If you are currently running a ryzen cpu with ecc ram with linux >=4.10 (no matter what your mb manufacturer might be) can you do the following.
NOTE: Mainly trying to figure out if all boards are returning garbage for registers that hold ecc configuration information.
post 1) MB: motherboard, brand and model Bios: bios Ram: used module number and qty: Banks: were ram is install in, example : a2 , b2 (banks index staring with one,) Example Mb: Asrock Fatal1ty x370 gaming k4 Bios: 1.60 Ram: KVR24E17D8/16MA Qty 2 Banks: a2, b2
Make sure you get 2 dimms, it won't work with only one right now. I am working directly with linux kernel developers and amd. As in the example dmesg | grep -i edac The output is garbage It's basically looking like it is luck that ECC is even being enabled. All the registers for ecc settings are returning garbage , thus edac cannot really tell you anything more than it is enabled. This is also most likely why it doesn't work with just one dimm. Good to know that ECC part works.

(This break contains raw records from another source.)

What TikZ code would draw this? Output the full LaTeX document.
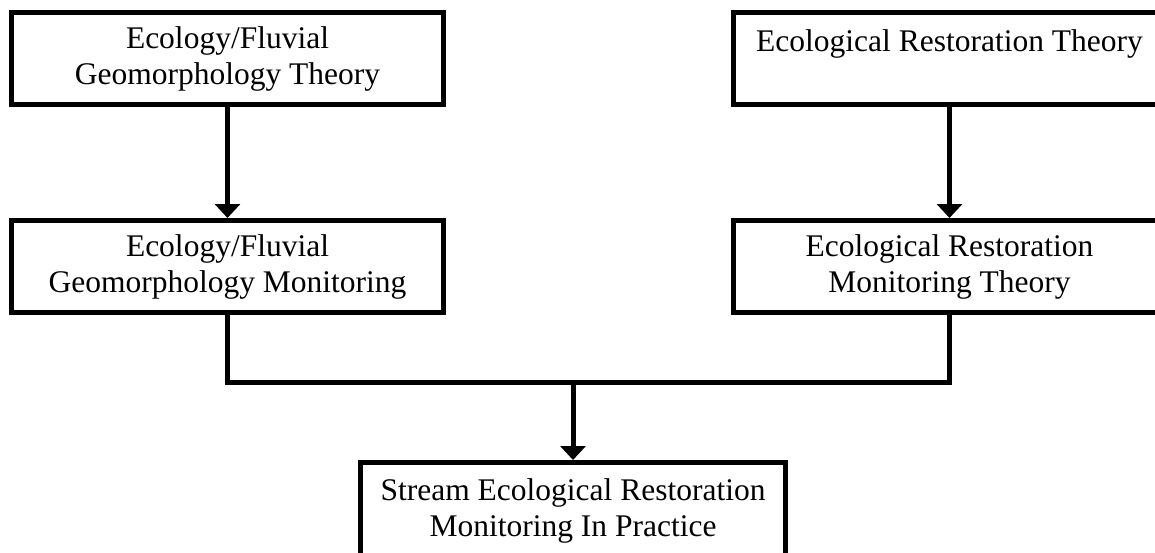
\documentclass[tikz,border=0pt]{standalone}
\usepackage{fontspec}
\setmainfont{Liberation Serif}
\usepackage{tikz}
\usetikzlibrary{
  arrows.meta,
  positioning
}

\begin{document}
\begin{tikzpicture}[
  x=1pt, y=-1pt,
  node distance=111pt,
  block/.style={
    rectangle,
    draw,
    line width=5pt,
    align=center,
    minimum width=432pt,
    minimum height=92pt,
    inner sep=0pt,
    font=\fontsize{31.5}{36}\selectfont
  },
  link/.style={
    line width=5pt
  },
  flow/.style={
    link,
    -{Triangle[length=14pt,width=25pt]}
  }
]
\clip (0,0) rectangle (1155,552);

\node[block] (ecology-theory) at (227.5,58.5) {Ecology/Fluvial\\Geomorphology Theory};
\node[block, right=285pt of ecology-theory] (restoration-theory) {Ecological Restoration Theory\\\mbox{}};
\node[block, below=of ecology-theory] (ecology-monitoring) {Ecology/Fluvial\\Geomorphology Monitoring};
\node[block, below=of restoration-theory] (restoration-monitoring) {Ecological Restoration\\Monitoring Theory};
\node[block, minimum width=425pt, minimum height=105pt] (monitoring-practice) at (573,515) {Stream Ecological Restoration\\Monitoring In Practice\\[-22pt]\mbox{}};

\coordinate (merge) at (monitoring-practice.north |- 0,382.5);

\draw[flow] (ecology-theory) -- (ecology-monitoring);
\draw[flow] (restoration-theory) -- (restoration-monitoring);
\draw[link] (ecology-monitoring.south) |- (merge) -| (restoration-monitoring.south);
\draw[flow] (merge) -- (monitoring-practice);
\end{tikzpicture}
\end{document}
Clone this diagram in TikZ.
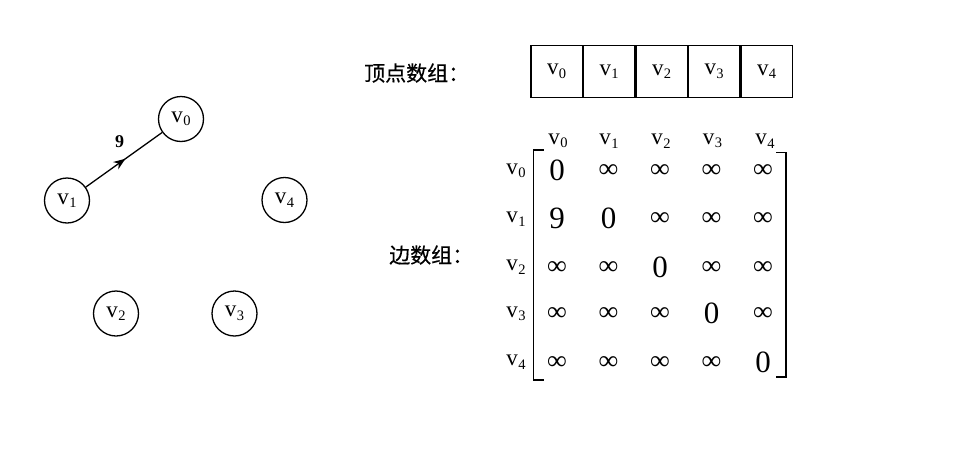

It's the same as in the article by wendell, the MC information is all zero. Trying to see if all motherboards do the same thing, to sort if it is motherboard/kernel/cpu issue. Just make sure you get 2 dimms. Basically the edac module is trying to read registers related to ecc configuration parameters and it currently appears that it is actually running into pci read errors(note don't know what is causing the pci read errors) so ECC is enabled but the configuration parameters end up getting garbage.
MB: ASRock X470 Taichi
Bios: 3.62 (technically not offically released, but necessary to address boot loop issues with similar RAM)
Ram: Samsung M391A2K43BB1-CRC Qty 2
Banks: a2, b2
ubuntu@ubuntu:~$ dmesg | grep ‘edac|EDAC|Linux version’
[ 0.000000] Linux version 5.3.0-18-generic (buildd@lcy01-amd64-027) (gcc version 9.2.1 20190909 (Ubuntu 9.2.1-8ubuntu1)) #19-Ubuntu SMP Tue Oct 8 20:14:06 UTC 2019 (Ubuntu 5.3.0-18.19-generic 5.3.1)
[ 0.197969] EDAC MC: Ver: 3.0.0
Based on the dmesg output alone, it looks like ECC support flat out does not work on my system. However this flies in the face of what I see in Windows. Basically the wmic, HWiNFO64 and AIDA64 results for my system are the same as these
The previous post mentions issues being resolved in 4.11.3. Do the fixes extend to 5-series kernels? Is there anything else that needs to be enabled under Linux ECC memory, or should it Just Work™?